Tally up the lines where the string "this" appears; reply with the number only.

§ **TASK INPUT**:
"""

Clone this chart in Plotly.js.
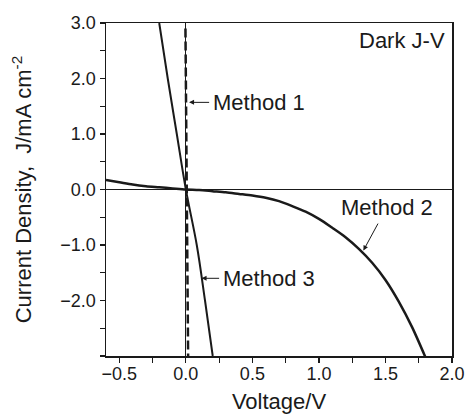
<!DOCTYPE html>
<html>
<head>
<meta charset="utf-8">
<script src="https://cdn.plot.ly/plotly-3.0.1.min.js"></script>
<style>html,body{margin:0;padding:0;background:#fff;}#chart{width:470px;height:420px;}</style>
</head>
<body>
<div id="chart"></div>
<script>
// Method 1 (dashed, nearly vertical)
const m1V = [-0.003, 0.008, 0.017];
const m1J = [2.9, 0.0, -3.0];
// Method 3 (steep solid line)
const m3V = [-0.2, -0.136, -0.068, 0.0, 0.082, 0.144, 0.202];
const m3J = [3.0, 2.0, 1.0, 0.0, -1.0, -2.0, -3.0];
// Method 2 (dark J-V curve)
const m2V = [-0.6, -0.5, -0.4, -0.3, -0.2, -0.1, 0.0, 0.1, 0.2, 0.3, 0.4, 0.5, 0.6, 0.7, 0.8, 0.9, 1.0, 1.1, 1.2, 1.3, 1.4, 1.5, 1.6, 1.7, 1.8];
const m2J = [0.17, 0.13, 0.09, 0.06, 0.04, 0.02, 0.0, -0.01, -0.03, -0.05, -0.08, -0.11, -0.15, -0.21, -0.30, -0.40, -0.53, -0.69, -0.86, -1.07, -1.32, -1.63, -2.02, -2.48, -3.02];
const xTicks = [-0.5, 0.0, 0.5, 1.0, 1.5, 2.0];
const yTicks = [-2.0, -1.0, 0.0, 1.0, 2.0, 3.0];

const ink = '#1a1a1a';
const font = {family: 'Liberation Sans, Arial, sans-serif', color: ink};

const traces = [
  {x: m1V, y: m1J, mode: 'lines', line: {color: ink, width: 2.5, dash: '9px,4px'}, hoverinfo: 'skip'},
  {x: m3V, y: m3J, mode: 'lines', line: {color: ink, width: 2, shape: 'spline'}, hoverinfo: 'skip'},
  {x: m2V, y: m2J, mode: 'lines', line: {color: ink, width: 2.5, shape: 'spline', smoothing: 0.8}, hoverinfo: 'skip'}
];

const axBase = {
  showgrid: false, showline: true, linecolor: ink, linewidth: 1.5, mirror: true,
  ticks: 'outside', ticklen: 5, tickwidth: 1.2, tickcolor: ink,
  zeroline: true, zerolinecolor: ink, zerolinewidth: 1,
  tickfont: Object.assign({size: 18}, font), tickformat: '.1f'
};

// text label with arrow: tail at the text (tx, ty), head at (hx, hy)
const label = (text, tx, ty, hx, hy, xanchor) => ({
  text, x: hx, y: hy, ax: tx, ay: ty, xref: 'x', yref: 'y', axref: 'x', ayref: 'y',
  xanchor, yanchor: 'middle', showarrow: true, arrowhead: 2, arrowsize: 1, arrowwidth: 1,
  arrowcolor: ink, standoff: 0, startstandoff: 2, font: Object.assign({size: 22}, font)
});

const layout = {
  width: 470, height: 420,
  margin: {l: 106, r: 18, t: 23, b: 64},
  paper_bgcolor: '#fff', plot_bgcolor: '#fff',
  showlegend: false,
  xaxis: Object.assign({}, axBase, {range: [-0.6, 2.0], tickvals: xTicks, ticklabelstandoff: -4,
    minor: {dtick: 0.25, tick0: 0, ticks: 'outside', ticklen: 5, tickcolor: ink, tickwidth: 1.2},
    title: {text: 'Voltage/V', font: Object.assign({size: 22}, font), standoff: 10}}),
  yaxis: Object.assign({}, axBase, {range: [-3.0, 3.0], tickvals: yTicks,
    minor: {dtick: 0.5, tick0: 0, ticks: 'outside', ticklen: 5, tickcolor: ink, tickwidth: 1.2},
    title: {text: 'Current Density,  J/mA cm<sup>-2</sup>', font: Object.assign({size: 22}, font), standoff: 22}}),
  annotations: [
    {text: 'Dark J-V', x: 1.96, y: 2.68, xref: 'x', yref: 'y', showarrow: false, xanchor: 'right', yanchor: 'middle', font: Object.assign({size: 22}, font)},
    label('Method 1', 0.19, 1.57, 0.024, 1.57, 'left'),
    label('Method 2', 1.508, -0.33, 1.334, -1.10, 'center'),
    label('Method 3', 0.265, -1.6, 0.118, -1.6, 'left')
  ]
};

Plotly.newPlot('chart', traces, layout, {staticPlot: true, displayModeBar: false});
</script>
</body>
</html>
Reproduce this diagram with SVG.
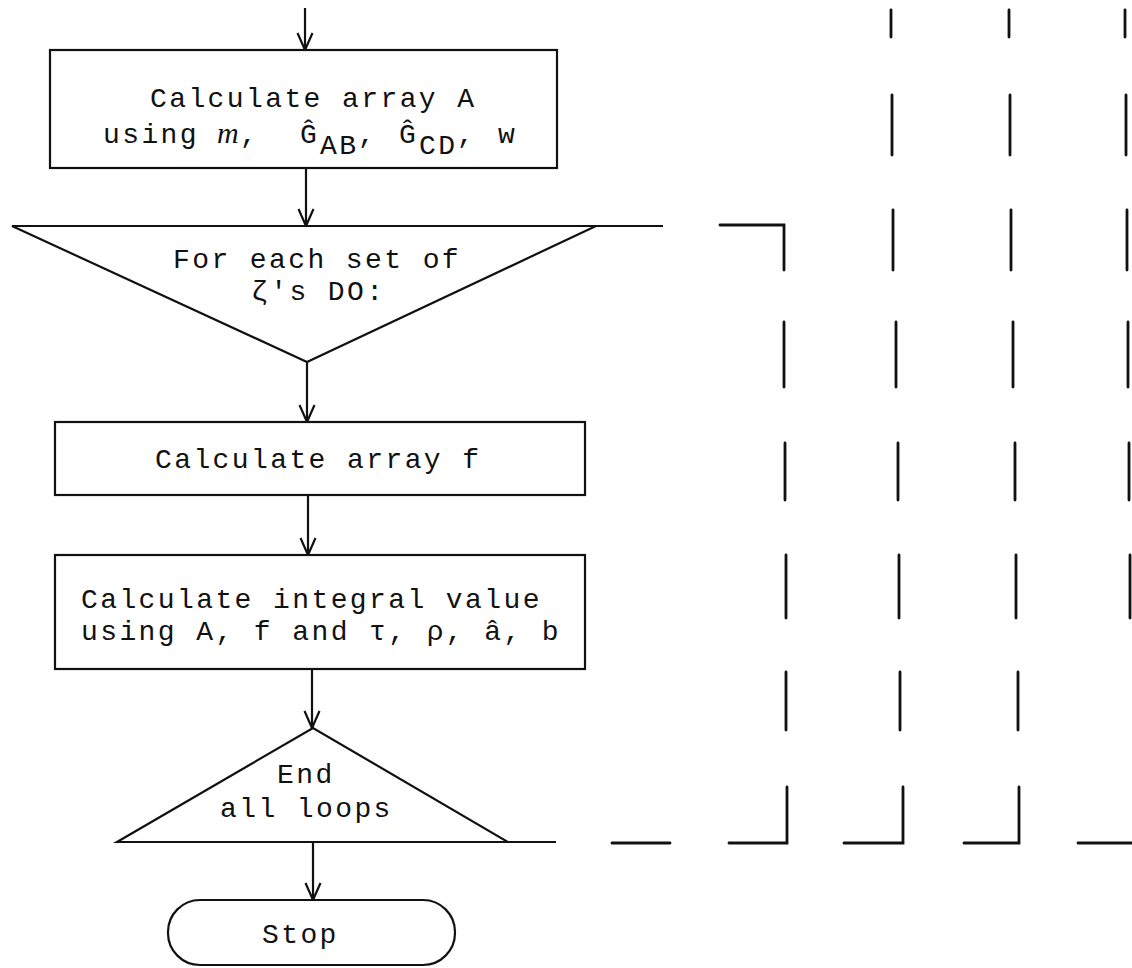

"""

§ **SOLUTION TO THE PROBLEM**:
2